We have presented a mathematical model to simulate the cell growth on a scaffold, assuming that the size of an organoid is limited by the oxygen supply to the cells forming the organoid1). Oxygen transport occurs solely by diffusion in the organoid cultivated on a scaffold, and this situation imposes severe restrictions on the system; necrosis due to oxygen deficiency will occur in regions where the partial oxygen pressure is lower than a certain critical value. Figure shows an example of the results taken for the cylindrical organoid of hepatocyte ("cylindroids") cultivated in a hollow-fiber scaffold. The maximum sizes of the cylindroids estimated by the model coincides well with the experimental data presented in the previous literatures, showing the validity of the model.

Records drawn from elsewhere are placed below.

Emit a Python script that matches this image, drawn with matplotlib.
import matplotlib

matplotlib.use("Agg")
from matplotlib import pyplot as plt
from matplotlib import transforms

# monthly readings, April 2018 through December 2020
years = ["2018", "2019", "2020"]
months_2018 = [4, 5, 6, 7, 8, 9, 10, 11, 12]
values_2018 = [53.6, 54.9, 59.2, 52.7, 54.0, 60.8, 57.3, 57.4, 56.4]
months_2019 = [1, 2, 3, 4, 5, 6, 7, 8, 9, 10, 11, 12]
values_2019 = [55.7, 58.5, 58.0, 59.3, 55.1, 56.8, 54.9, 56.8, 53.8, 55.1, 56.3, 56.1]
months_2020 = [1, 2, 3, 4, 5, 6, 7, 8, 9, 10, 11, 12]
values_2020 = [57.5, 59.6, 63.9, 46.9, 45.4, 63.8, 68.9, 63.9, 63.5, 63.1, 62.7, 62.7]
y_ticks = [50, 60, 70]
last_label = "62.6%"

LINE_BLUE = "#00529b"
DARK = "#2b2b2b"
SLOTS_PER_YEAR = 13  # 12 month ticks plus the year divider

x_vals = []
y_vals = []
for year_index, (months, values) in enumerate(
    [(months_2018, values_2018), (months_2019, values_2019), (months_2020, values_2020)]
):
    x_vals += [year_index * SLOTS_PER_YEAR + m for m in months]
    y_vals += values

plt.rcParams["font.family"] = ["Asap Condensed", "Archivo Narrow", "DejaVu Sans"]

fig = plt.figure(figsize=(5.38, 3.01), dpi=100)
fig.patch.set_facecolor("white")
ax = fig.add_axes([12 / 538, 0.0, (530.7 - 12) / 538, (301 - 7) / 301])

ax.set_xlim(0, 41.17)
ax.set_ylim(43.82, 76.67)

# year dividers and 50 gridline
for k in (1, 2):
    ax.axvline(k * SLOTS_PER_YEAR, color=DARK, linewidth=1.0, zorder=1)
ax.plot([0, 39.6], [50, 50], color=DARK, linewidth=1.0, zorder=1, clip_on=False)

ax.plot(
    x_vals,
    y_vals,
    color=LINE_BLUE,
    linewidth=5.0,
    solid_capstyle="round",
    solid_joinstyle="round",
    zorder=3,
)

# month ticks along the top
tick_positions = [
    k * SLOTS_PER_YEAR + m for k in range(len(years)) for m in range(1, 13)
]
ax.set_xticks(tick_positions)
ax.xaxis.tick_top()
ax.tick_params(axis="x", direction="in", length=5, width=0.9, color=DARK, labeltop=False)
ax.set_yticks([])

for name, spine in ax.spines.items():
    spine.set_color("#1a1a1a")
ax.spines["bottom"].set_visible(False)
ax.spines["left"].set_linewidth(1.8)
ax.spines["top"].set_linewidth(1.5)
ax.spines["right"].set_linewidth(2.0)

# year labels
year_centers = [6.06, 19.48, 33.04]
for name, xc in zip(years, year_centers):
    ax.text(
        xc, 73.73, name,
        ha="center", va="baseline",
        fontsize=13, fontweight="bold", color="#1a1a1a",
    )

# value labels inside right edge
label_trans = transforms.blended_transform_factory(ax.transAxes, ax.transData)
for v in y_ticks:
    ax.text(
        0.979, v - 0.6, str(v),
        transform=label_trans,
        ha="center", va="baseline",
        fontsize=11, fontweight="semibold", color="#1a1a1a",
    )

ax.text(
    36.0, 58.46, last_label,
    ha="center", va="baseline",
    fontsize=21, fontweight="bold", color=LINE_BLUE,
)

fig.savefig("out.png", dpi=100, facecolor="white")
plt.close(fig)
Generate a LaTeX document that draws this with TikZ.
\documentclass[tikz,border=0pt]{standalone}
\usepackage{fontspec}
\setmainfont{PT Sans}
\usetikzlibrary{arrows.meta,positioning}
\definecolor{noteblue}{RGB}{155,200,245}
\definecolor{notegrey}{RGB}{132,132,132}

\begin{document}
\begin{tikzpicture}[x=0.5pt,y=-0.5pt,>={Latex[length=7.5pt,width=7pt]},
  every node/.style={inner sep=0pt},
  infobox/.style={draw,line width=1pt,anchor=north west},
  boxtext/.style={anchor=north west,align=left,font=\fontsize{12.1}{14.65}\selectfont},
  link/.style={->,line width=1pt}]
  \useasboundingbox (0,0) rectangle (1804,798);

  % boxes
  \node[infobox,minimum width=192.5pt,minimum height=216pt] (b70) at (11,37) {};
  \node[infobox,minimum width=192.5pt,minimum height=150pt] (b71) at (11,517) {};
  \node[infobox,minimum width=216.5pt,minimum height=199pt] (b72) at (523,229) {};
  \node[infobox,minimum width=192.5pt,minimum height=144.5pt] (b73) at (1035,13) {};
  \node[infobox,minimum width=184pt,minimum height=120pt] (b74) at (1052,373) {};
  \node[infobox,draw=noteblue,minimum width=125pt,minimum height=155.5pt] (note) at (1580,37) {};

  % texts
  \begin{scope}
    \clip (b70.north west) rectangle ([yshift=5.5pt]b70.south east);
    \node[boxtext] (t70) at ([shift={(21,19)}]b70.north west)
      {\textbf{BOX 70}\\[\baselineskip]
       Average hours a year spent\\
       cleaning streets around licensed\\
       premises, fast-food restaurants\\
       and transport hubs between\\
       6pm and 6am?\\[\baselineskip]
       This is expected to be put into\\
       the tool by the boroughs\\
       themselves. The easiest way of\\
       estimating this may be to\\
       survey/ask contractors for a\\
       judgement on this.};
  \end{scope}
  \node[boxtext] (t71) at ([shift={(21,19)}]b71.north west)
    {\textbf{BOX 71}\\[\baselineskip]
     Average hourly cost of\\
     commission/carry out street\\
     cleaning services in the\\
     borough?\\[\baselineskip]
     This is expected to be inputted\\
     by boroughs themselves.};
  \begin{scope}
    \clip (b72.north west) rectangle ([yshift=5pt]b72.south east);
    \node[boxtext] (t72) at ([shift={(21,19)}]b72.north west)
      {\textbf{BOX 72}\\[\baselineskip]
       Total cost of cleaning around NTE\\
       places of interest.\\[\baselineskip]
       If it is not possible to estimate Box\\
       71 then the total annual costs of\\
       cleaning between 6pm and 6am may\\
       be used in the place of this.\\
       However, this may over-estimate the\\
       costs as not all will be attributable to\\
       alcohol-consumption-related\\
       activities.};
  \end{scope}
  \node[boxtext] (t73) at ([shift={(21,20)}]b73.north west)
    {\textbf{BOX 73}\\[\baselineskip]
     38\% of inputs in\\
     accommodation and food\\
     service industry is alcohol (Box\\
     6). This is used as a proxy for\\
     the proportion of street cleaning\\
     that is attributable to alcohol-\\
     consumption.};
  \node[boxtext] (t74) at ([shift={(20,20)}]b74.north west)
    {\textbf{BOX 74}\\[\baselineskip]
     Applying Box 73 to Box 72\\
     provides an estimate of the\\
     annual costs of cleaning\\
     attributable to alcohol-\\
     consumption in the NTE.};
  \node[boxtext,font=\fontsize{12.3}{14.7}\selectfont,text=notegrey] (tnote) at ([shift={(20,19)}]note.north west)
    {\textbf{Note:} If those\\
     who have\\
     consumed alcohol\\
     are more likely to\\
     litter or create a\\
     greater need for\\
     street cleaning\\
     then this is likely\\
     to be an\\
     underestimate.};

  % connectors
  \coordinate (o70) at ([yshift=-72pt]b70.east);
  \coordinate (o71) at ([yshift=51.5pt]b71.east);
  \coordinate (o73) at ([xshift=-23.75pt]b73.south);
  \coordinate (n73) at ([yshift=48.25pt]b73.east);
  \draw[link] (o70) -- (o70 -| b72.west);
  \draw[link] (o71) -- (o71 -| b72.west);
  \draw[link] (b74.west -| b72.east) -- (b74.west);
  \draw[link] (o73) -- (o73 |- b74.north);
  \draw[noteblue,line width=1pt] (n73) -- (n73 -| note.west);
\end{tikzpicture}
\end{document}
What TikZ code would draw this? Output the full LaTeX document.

Based on the model, we make some concrete proposals for the optimal design of organoid-scaffold system and microbiochip on which cells are cultivated and handled.

Reference

1) Sumaru K., Kanamori T.: Optimal Design of Bio-Hybrid Systems with a Hollow Fiber Scaffold: Model Analysis of Oxygen Diffusion/Consumption, Biochem.Eng.J., 20, 127-136 (2004)

Figure Schematic illustration of the cylindroid/hollow-fiber system and corresponding p distribution of calculated for several values of αfDfmDm.